Location: US 17 at Porter's Neck Road northeast of Wilmington
County: New Hanover
Original Date Cast: 1965
With a sizeable farming operation at Porters Neck Plantation in the Cape Fear region, Nicholas N. Nixon perfected techniques by the mid-1850s that made peanut production a specialized and profitable business. He began with land inherited from his father, and later bought surrounding tracts (including Porters Neck). The Coast Survey of 1857 shows many habitations between Onslow County and Hewlett’s Creek in New Hanover County, but Nixon’s is the only one listed by name. Nixon—a slaveholder with a wife and six daughters—cultivated more than half of his total acreage and devoted 200 acres to growing peanuts. He utilized scientific research, crop rotation, effective cultivation, and applied one of the earliest known versions of mechanized harvesting.

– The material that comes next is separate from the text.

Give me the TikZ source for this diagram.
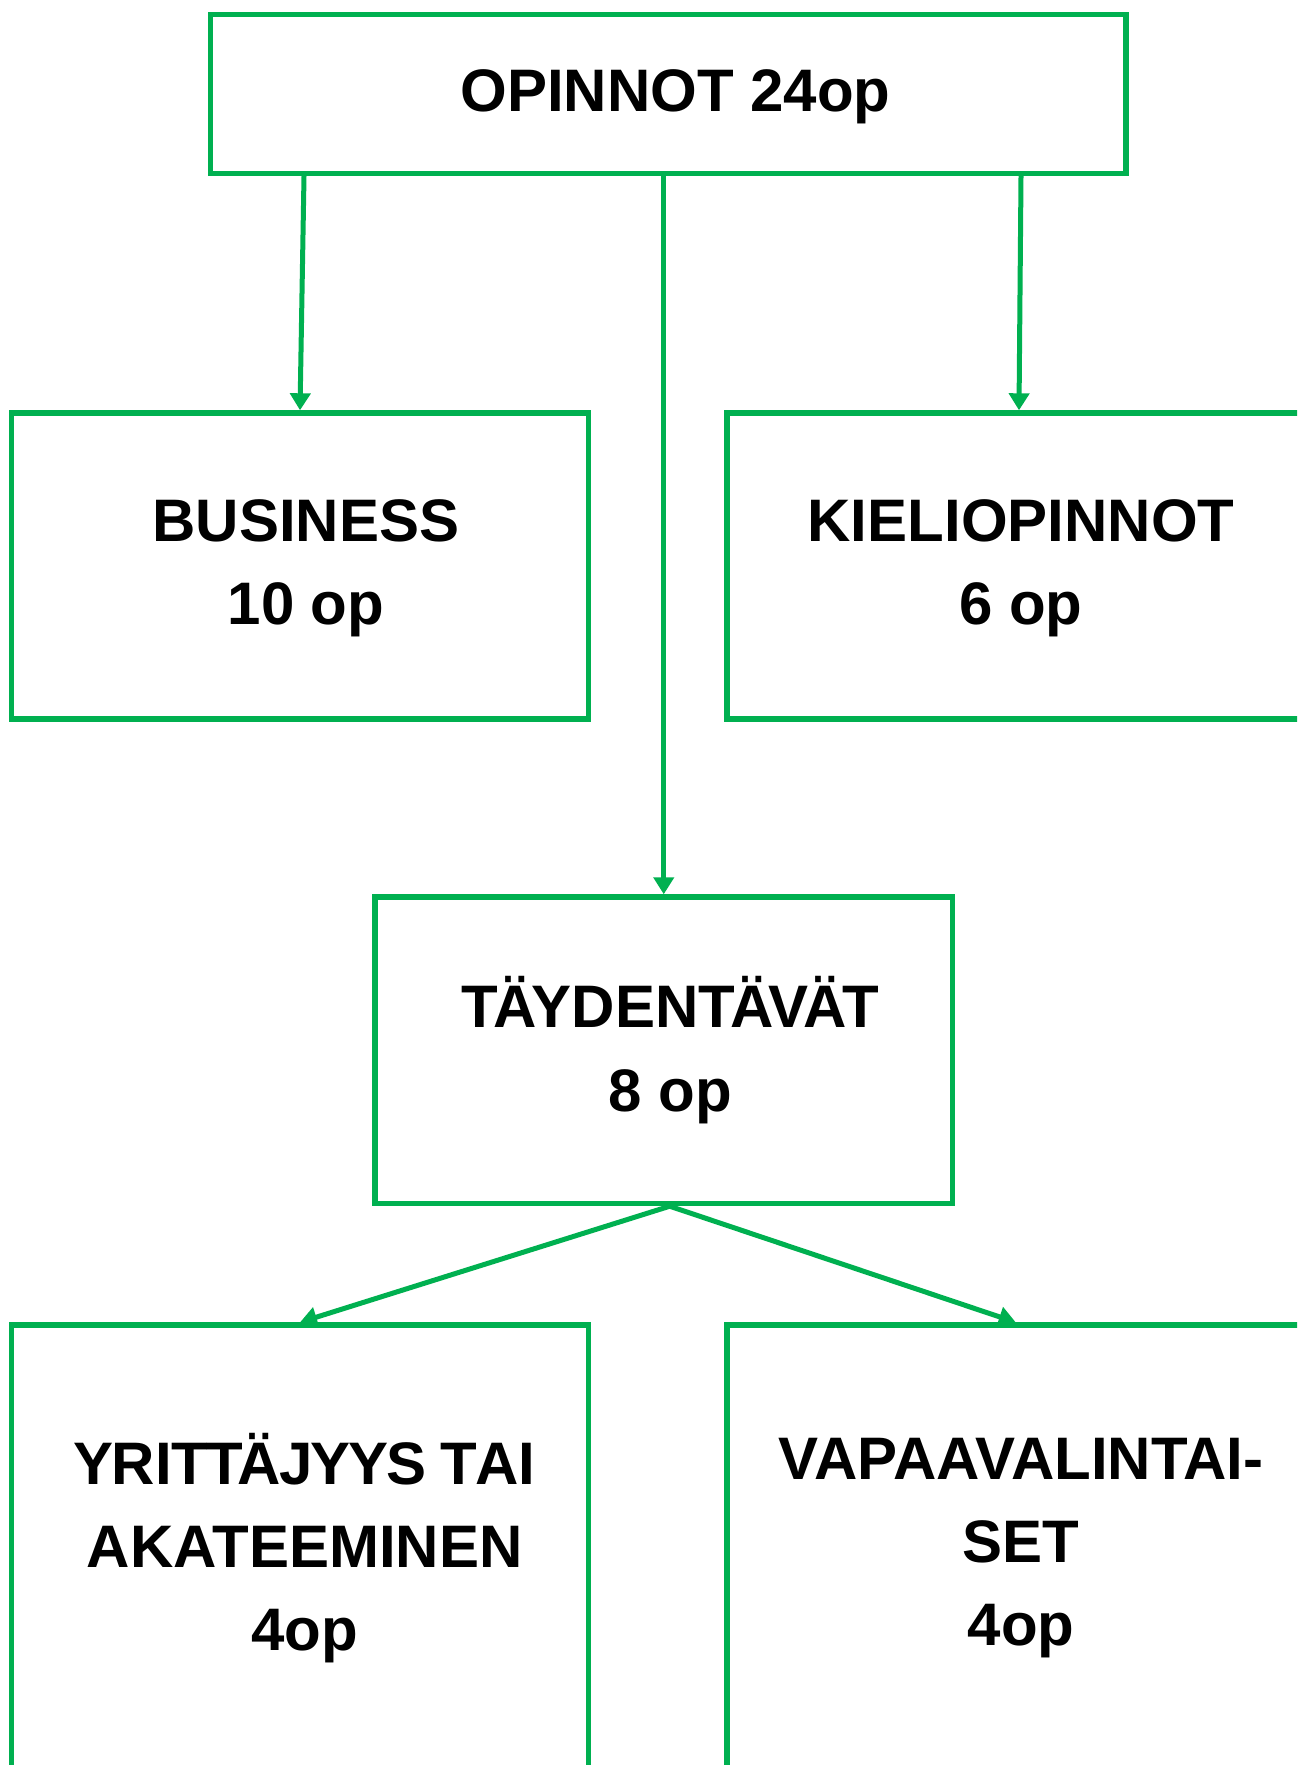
\documentclass[tikz,border=0pt]{standalone}
\usepackage{fontspec}
\setmainfont{Liberation Sans}
\usetikzlibrary{arrows.meta,calc}
\definecolor{ogreen}{RGB}{0,176,80}
\newcommand{\kA}{\kern-2.45pt}
\newcommand{\kB}{\kern-1.1pt}
\begin{document}
\begin{tikzpicture}[x=0.5pt,y=-0.5pt,
  box/.style={draw=ogreen, line width=2.7pt, rectangle, inner sep=0pt, fill=white},
  lbl/.style={font=\bfseries\fontsize{30}{41.6}\selectfont, align=center, inner sep=0pt},
  arr/.style={draw=ogreen, line width=2.5pt, -{Triangle[length=8.5pt,width=10pt]}}]
\useasboundingbox (0,0) rectangle (1297,1765);
\clip (0,0) rectangle (1297,1765);
% boxes
\node[box, minimum width=457.75pt, minimum height=79.4pt] (top) at (668.25,94) {};
\node[box, minimum width=288.75pt, minimum height=153pt] (busi) at (300,566) {};
\node[box, minimum width=288.75pt, minimum height=153pt] (kieli) at (1015.75,566) {};
\node[box, minimum width=288.75pt, minimum height=153.25pt] (taeyd) at (663.75,1050.25) {};
\node[box, minimum width=288.75pt, minimum height=250pt] (yrit) at (300,1575) {};
\node[box, minimum width=288.75pt, minimum height=250pt] (vapaa) at (1015.75,1575) {};
% labels
\node[lbl] (ttop) at (675.5,97) {OPINNOT 24op};
\node[lbl] (tbusi) at (306,568.5) {BUSINESS\\10 op};
\node[lbl] (tkieli) at (1021,568.5) {KIELIOPINNOT\\6 op};
\node[lbl] (ttaeyd) at (670.3,1050) {T\kA Ä\kA YDENT\kA Ä\kA V\kA Ä\kA T\\8 op};
\node[lbl] (tyrit) at (304.6,1548) {Y\kB RIT\kB T\kA Ä\kern-1pt J\kB Y\kB Y\kB S\kern-1.2pt{} T\kern-0.8pt AI\\AKATEEMINEN\\4op};
\node[lbl] (tvapaa) at (1021,1548) {VAPAAVALINTAI-\\SET\\4op};
% connectors
\draw[arr] ($(top.south)+(-364.25,0)$) -- (busi.north);
\draw[arr] ($(top.south)+(352.75,0)$) -- ($(kieli.north)+(3.25,0)$);
\draw[arr] (top.south -| taeyd.north) -- (taeyd.north);
\draw[arr] ($(taeyd.south)+(6,0)$) -- (yrit.north);
\draw[arr] ($(taeyd.south)+(6,0)$) -- (vapaa.north);
\end{tikzpicture}
\end{document}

Nixon soon gained a far-reaching reputation, and farmers from other states frequently sought his advice. He described his methods in detail in publications like The Carolina Farmer of Wilmington. Nixon’s efforts made the Cape Fear region the center of antebellum peanut production in the United States. For more than thirty years, Nixon’s operation was made tedious by the process of handpicking peanuts from the vines. The planter received a boost in 1856, however, when a young man on his plantation invented a steam-powered thresher. There is no other record of the use of a mechanical thresher until after the Civil War.
Nixon’s pioneering methods helped expand the appeal of peanut culture. As a result, farmers in Southeastern Virginia were able to get into successful peanut production faster after the Civil War, when higher prices made such an operation more profitable. Nixon’s reputation outlived him. He died in 1868, but his writings on the planting, cultivating, and harvesting of peanuts were republished for years afterward. The property remained intact for more than a century. Today, Porters Neck Plantation is a private gated residential community on the Intracoastal Waterway, with a full complement of recreational and country club amenities. Developers have embraced the site’s historic value. The stone entrance to the original land tract has been preserved, with a scenic mile-long drive to the community gates.